Amber was also pretty cool. He was to be my guide the next day. He's from Nepal and guides a lot of the treks for the Himalayan High Treks company. We sat around chatting for a while. It was refreshing to talk with some peers after two weeks of near solitude. They also boosted my confidence in recoverying from the altitude. Apparently she couldn't sleep the night before her trek, because of breathing issues (later I understood she has some anxiety issues from time to time - I'm not the only one). When she got up the next day, all was fine. Sure enough, besides the dryness, the same was true for me.    


The majority of the people in Leh are Buddhist (Muslims are next in size, though considerably smaller), so there's Buddhist influences and history all over the place. As you saw earlier, there are prayer flags everywhere. In addition to prayer flags there are prayer wheels, Stupas, Gompas (monasteries), prayer walls, and prayer rocks. I'll expand on each of these as I come across them. Prayer rocks are basically rocks with Buddhist prayers carved into them. The rocks are usually piled on or into a wall to create a prayer wall. Carving the prayer into the rock is sort of like saying the prayer (mantra) forever or at least as long as the carving is around - at least as I understood it. The most common Buddhist prayer/mantra is the prayer of compassion - Om Mani Padme Hum, though I'm not sure that's what's on this rock. 


Up on top of that hill (where we were headed) is the Japanese Stupa or Shanti Stupa built in 1983. The Japanese (also Buddhist) built 50 or so Stupas (or Peace Pagodas ) around the world commemorating common Buddhist culture. A stupa is basically a monument, sort of like the christian cross, and they're everywhere. Some have more significance then others (it is said Buddha's ashes were originally contained in 10 stupas) with colors, deities and other symbols painted or built into them, but most are plain.


 
The prayer wheel. These are cool. I like these a lot and took pictures of nearly everyone I saw. Lucky for you, I only put a few in here. The prayer wheel is a drum with the compassion prayer (Om Mani Padme Hum) written on it.  When you spin the wheel (clockwise only), the prayer spins. It's the same as orally repeating the prayer. There's a bell that dings with each full revolution. Basically the wheel does the praying for you. The earliest written record of the prayer wheel is from Ladakh.

People would just walk up, spin it, and keep walking. In this picture there's a woman behind this one spinning it.

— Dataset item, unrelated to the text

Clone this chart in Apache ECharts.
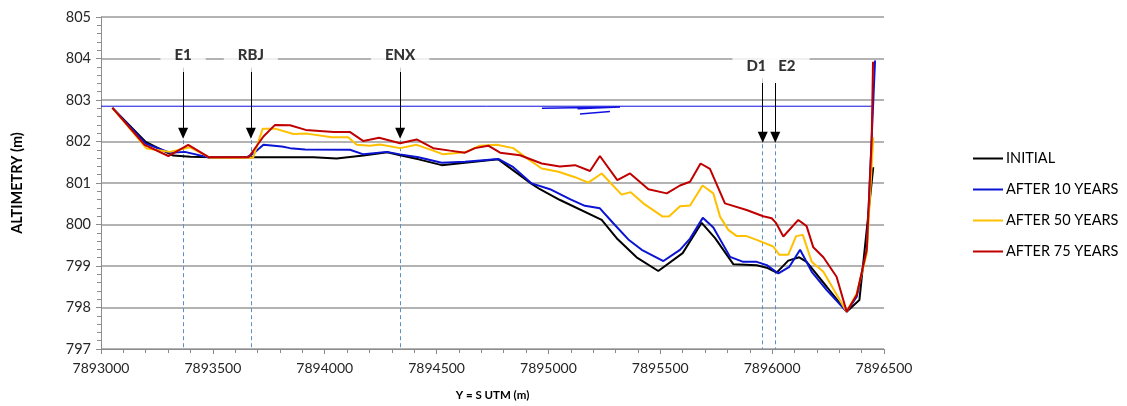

She wasn't too happy to see me taking pictures as she walked away.


Here we are at the base of the climb to the Japanese Stupa. You can just see the tip of it at the top of the platform next to the building. At the bottom are some older stupas and what appears to be Muslim graves, though I didn't notice when we were there. Buddhists and Hindus are cremated, and the christian cemetary was in town. So I'm pretty sure (from what I'd seen elsewhere), the white sarcophaguses are Muslim. Buddhism and Muslim have been with each other forever in Leh. The Sunni Mosque was built in 1661 nearly in the center of town.

This would be my second test for elevation this day. The first was just getting up and walking around. So far that was going pretty well. Climbing this would put us over 12,000ft.


Not sure how far up this was in relation to the top, but you can see the beginning at the bottom. We took a couple of breaks on the way up. I got winded easily had to slow down significantly. Each time we stopped, I'd take pictures. Normally I try not to take so many scenory shots as they tend to lose their significance over time, but these shots (even repeated at each stop and likely displayed here) were beautiful. This shot was looking south.


This shot is southeast across the Leh. 

 
This is from the top, on the stupa platform, looking south again. The elevation turned out to be not so bad. I actually recovered and powered over the top pretty easily. 


Here's a shot back down to the bottom.


This is one of those repeated scenory shots. It's displayed above, but this time taken from the top and zoomed in on the snowy peaks to the south. The couple that came back from the 13 day Trek did their trek in the valley (Markha Valley I believe) behind the snowy peaks. In the bottom right hand corner of the picture you can see the green roofs of one of the Indian military's many bases in the area. The snowy peak farthest to the right is called Stok Kangri. It's 20,135ft tall. The tallest in its range. Apparently quite easily climable too.